▸ DATA SUPPLIED:

········

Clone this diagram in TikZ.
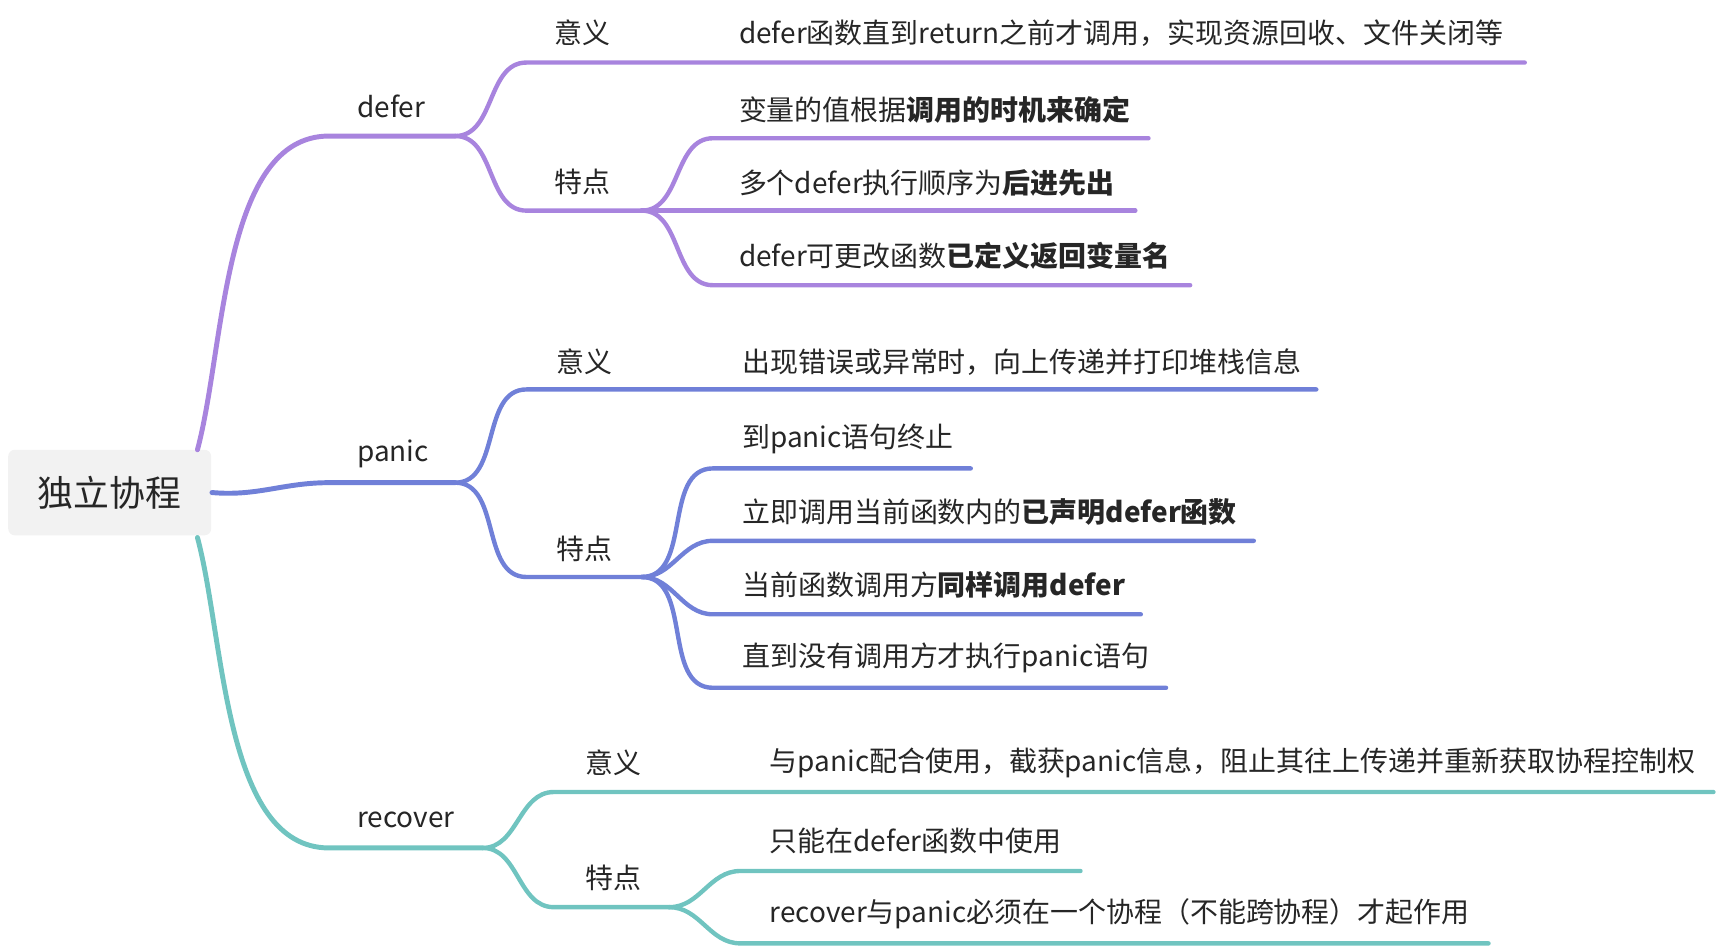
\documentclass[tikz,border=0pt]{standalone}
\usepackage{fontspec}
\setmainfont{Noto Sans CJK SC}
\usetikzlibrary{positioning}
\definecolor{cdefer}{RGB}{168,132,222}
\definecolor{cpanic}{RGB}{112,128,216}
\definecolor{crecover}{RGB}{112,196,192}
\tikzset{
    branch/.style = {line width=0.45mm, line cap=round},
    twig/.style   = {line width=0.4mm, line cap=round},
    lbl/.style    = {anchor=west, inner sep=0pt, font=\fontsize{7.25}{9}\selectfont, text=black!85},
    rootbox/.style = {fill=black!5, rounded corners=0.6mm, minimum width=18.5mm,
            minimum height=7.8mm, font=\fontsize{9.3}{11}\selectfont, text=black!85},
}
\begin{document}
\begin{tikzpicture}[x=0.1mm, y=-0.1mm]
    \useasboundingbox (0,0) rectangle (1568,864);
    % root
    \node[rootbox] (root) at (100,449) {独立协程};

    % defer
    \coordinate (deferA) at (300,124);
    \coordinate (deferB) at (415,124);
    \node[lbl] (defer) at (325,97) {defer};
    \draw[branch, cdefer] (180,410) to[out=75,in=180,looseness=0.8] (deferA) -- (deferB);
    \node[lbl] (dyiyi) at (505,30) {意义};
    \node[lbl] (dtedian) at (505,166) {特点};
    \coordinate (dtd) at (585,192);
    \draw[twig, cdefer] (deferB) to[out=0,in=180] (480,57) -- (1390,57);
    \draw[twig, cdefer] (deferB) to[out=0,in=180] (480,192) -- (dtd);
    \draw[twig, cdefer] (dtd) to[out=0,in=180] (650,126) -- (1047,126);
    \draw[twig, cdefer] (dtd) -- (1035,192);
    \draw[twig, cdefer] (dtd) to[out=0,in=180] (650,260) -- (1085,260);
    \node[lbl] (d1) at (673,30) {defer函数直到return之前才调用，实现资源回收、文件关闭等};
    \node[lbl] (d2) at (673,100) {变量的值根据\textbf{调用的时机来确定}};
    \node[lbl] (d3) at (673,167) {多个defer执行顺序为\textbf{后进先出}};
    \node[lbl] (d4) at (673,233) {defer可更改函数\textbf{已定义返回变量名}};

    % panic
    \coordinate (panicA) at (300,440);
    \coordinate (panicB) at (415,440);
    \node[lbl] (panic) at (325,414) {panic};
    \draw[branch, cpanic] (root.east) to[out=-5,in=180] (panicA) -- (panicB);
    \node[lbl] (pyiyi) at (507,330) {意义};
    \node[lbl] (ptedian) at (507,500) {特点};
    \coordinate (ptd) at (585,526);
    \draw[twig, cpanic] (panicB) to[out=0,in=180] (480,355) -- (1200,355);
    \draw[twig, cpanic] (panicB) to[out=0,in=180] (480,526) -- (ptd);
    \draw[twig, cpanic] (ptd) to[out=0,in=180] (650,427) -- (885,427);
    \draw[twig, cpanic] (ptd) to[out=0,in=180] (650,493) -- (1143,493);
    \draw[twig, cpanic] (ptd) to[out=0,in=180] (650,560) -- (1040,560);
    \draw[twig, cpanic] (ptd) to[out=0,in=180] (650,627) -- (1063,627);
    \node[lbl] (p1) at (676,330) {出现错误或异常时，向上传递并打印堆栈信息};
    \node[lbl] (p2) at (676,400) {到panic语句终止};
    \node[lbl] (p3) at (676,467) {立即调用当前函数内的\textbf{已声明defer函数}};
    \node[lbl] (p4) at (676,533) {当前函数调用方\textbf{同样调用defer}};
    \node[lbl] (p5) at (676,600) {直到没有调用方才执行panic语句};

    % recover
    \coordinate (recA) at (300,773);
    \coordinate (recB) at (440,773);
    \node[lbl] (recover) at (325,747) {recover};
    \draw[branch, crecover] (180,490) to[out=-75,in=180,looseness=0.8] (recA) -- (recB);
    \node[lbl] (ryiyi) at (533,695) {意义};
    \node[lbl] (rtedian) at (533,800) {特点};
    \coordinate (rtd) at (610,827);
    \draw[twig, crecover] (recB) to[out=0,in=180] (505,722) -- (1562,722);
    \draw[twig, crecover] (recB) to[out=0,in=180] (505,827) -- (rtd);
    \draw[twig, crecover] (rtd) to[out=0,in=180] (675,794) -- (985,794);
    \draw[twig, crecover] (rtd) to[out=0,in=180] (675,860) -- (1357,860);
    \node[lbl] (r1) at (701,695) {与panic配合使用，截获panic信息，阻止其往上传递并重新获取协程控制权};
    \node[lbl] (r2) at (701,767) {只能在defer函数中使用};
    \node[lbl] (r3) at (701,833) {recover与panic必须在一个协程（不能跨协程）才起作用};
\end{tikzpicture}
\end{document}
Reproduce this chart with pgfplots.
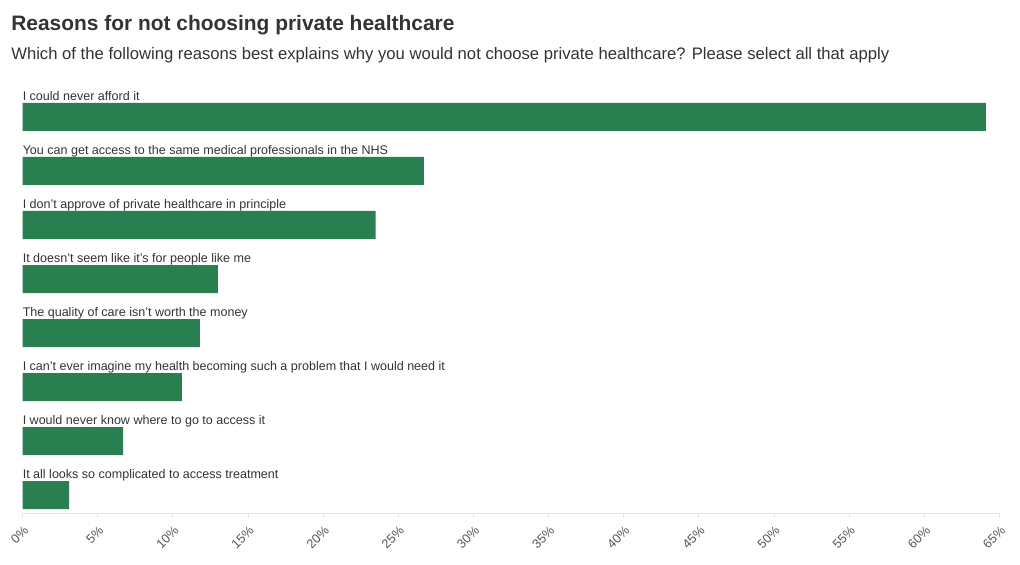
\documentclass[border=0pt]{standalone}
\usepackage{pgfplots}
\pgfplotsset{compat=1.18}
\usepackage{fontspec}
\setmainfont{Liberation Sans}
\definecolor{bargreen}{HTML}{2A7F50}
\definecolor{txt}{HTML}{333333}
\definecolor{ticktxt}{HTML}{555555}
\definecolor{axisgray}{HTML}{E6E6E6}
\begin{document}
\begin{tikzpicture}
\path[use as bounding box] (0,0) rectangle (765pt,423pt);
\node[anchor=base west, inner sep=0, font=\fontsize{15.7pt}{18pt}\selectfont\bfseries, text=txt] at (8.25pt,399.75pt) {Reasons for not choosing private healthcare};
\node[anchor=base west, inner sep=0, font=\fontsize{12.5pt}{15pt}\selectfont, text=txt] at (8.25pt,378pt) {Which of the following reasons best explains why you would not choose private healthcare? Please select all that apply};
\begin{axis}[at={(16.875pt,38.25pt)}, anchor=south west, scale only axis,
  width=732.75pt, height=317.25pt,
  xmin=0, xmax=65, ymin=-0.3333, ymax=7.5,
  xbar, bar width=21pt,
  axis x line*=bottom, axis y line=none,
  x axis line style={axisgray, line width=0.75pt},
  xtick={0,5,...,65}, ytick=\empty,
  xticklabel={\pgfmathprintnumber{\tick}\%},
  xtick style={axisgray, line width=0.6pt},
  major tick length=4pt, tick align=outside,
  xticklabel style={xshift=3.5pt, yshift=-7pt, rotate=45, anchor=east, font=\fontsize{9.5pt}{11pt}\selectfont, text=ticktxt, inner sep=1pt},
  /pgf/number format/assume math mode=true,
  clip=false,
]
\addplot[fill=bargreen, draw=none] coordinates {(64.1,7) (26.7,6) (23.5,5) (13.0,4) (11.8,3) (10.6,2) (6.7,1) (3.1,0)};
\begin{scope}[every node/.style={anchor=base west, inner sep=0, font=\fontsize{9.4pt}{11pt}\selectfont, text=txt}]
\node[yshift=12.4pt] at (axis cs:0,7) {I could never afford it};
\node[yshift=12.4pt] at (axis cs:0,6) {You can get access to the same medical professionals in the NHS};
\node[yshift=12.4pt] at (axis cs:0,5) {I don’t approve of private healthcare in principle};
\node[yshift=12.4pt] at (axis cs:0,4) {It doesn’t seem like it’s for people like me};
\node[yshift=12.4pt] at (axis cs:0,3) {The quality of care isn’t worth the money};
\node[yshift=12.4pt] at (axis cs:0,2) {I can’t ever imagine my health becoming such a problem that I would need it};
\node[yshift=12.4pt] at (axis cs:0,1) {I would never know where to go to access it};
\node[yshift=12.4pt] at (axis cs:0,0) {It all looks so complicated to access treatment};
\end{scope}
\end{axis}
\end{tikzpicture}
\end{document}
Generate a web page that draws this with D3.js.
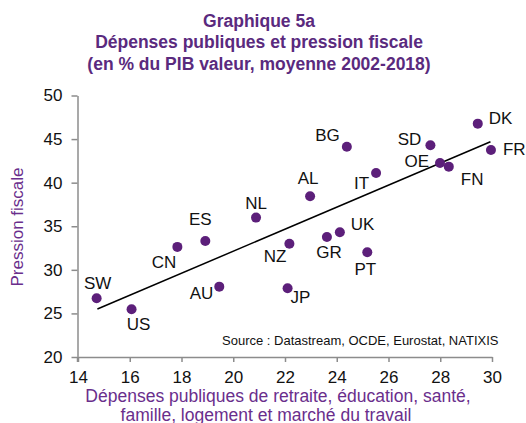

········

▸ YOUR INSTRUCTIONS: Quote all the records verbatim, dropping any pictures from your copy.

▸ IN RESPONSE:
Clone this diagram in TikZ.
\documentclass[tikz,border=0pt]{standalone}
\usepackage{fontspec}
\setmainfont{Noto Sans CJK SC}
\usetikzlibrary{positioning}
\definecolor{cdefer}{RGB}{168,132,222}
\definecolor{cpanic}{RGB}{112,128,216}
\definecolor{crecover}{RGB}{112,196,192}
\tikzset{
    branch/.style = {line width=0.45mm, line cap=round},
    twig/.style   = {line width=0.4mm, line cap=round},
    lbl/.style    = {anchor=west, inner sep=0pt, font=\fontsize{7.25}{9}\selectfont, text=black!85},
    rootbox/.style = {fill=black!5, rounded corners=0.6mm, minimum width=18.5mm,
            minimum height=7.8mm, font=\fontsize{9.3}{11}\selectfont, text=black!85},
}
\begin{document}
\begin{tikzpicture}[x=0.1mm, y=-0.1mm]
    \useasboundingbox (0,0) rectangle (1568,864);
    % root
    \node[rootbox] (root) at (100,449) {独立协程};

    % defer
    \coordinate (deferA) at (300,124);
    \coordinate (deferB) at (415,124);
    \node[lbl] (defer) at (325,97) {defer};
    \draw[branch, cdefer] (180,410) to[out=75,in=180,looseness=0.8] (deferA) -- (deferB);
    \node[lbl] (dyiyi) at (505,30) {意义};
    \node[lbl] (dtedian) at (505,166) {特点};
    \coordinate (dtd) at (585,192);
    \draw[twig, cdefer] (deferB) to[out=0,in=180] (480,57) -- (1390,57);
    \draw[twig, cdefer] (deferB) to[out=0,in=180] (480,192) -- (dtd);
    \draw[twig, cdefer] (dtd) to[out=0,in=180] (650,126) -- (1047,126);
    \draw[twig, cdefer] (dtd) -- (1035,192);
    \draw[twig, cdefer] (dtd) to[out=0,in=180] (650,260) -- (1085,260);
    \node[lbl] (d1) at (673,30) {defer函数直到return之前才调用，实现资源回收、文件关闭等};
    \node[lbl] (d2) at (673,100) {变量的值根据\textbf{调用的时机来确定}};
    \node[lbl] (d3) at (673,167) {多个defer执行顺序为\textbf{后进先出}};
    \node[lbl] (d4) at (673,233) {defer可更改函数\textbf{已定义返回变量名}};

    % panic
    \coordinate (panicA) at (300,440);
    \coordinate (panicB) at (415,440);
    \node[lbl] (panic) at (325,414) {panic};
    \draw[branch, cpanic] (root.east) to[out=-5,in=180] (panicA) -- (panicB);
    \node[lbl] (pyiyi) at (507,330) {意义};
    \node[lbl] (ptedian) at (507,500) {特点};
    \coordinate (ptd) at (585,526);
    \draw[twig, cpanic] (panicB) to[out=0,in=180] (480,355) -- (1200,355);
    \draw[twig, cpanic] (panicB) to[out=0,in=180] (480,526) -- (ptd);
    \draw[twig, cpanic] (ptd) to[out=0,in=180] (650,427) -- (885,427);
    \draw[twig, cpanic] (ptd) to[out=0,in=180] (650,493) -- (1143,493);
    \draw[twig, cpanic] (ptd) to[out=0,in=180] (650,560) -- (1040,560);
    \draw[twig, cpanic] (ptd) to[out=0,in=180] (650,627) -- (1063,627);
    \node[lbl] (p1) at (676,330) {出现错误或异常时，向上传递并打印堆栈信息};
    \node[lbl] (p2) at (676,400) {到panic语句终止};
    \node[lbl] (p3) at (676,467) {立即调用当前函数内的\textbf{已声明defer函数}};
    \node[lbl] (p4) at (676,533) {当前函数调用方\textbf{同样调用defer}};
    \node[lbl] (p5) at (676,600) {直到没有调用方才执行panic语句};

    % recover
    \coordinate (recA) at (300,773);
    \coordinate (recB) at (440,773);
    \node[lbl] (recover) at (325,747) {recover};
    \draw[branch, crecover] (180,490) to[out=-75,in=180,looseness=0.8] (recA) -- (recB);
    \node[lbl] (ryiyi) at (533,695) {意义};
    \node[lbl] (rtedian) at (533,800) {特点};
    \coordinate (rtd) at (610,827);
    \draw[twig, crecover] (recB) to[out=0,in=180] (505,722) -- (1562,722);
    \draw[twig, crecover] (recB) to[out=0,in=180] (505,827) -- (rtd);
    \draw[twig, crecover] (rtd) to[out=0,in=180] (675,794) -- (985,794);
    \draw[twig, crecover] (rtd) to[out=0,in=180] (675,860) -- (1357,860);
    \node[lbl] (r1) at (701,695) {与panic配合使用，截获panic信息，阻止其往上传递并重新获取协程控制权};
    \node[lbl] (r2) at (701,767) {只能在defer函数中使用};
    \node[lbl] (r3) at (701,833) {recover与panic必须在一个协程（不能跨协程）才起作用};
\end{tikzpicture}
\end{document}
Reproduce this chart with pgfplots.
\documentclass[border=0pt]{standalone}
\usepackage{pgfplots}
\pgfplotsset{compat=1.18}
\usepackage{fontspec}
\setmainfont{Liberation Sans}
\definecolor{bargreen}{HTML}{2A7F50}
\definecolor{txt}{HTML}{333333}
\definecolor{ticktxt}{HTML}{555555}
\definecolor{axisgray}{HTML}{E6E6E6}
\begin{document}
\begin{tikzpicture}
\path[use as bounding box] (0,0) rectangle (765pt,423pt);
\node[anchor=base west, inner sep=0, font=\fontsize{15.7pt}{18pt}\selectfont\bfseries, text=txt] at (8.25pt,399.75pt) {Reasons for not choosing private healthcare};
\node[anchor=base west, inner sep=0, font=\fontsize{12.5pt}{15pt}\selectfont, text=txt] at (8.25pt,378pt) {Which of the following reasons best explains why you would not choose private healthcare? Please select all that apply};
\begin{axis}[at={(16.875pt,38.25pt)}, anchor=south west, scale only axis,
  width=732.75pt, height=317.25pt,
  xmin=0, xmax=65, ymin=-0.3333, ymax=7.5,
  xbar, bar width=21pt,
  axis x line*=bottom, axis y line=none,
  x axis line style={axisgray, line width=0.75pt},
  xtick={0,5,...,65}, ytick=\empty,
  xticklabel={\pgfmathprintnumber{\tick}\%},
  xtick style={axisgray, line width=0.6pt},
  major tick length=4pt, tick align=outside,
  xticklabel style={xshift=3.5pt, yshift=-7pt, rotate=45, anchor=east, font=\fontsize{9.5pt}{11pt}\selectfont, text=ticktxt, inner sep=1pt},
  /pgf/number format/assume math mode=true,
  clip=false,
]
\addplot[fill=bargreen, draw=none] coordinates {(64.1,7) (26.7,6) (23.5,5) (13.0,4) (11.8,3) (10.6,2) (6.7,1) (3.1,0)};
\begin{scope}[every node/.style={anchor=base west, inner sep=0, font=\fontsize{9.4pt}{11pt}\selectfont, text=txt}]
\node[yshift=12.4pt] at (axis cs:0,7) {I could never afford it};
\node[yshift=12.4pt] at (axis cs:0,6) {You can get access to the same medical professionals in the NHS};
\node[yshift=12.4pt] at (axis cs:0,5) {I don’t approve of private healthcare in principle};
\node[yshift=12.4pt] at (axis cs:0,4) {It doesn’t seem like it’s for people like me};
\node[yshift=12.4pt] at (axis cs:0,3) {The quality of care isn’t worth the money};
\node[yshift=12.4pt] at (axis cs:0,2) {I can’t ever imagine my health becoming such a problem that I would need it};
\node[yshift=12.4pt] at (axis cs:0,1) {I would never know where to go to access it};
\node[yshift=12.4pt] at (axis cs:0,0) {It all looks so complicated to access treatment};
\end{scope}
\end{axis}
\end{tikzpicture}
\end{document}
Generate a web page that draws this with D3.js.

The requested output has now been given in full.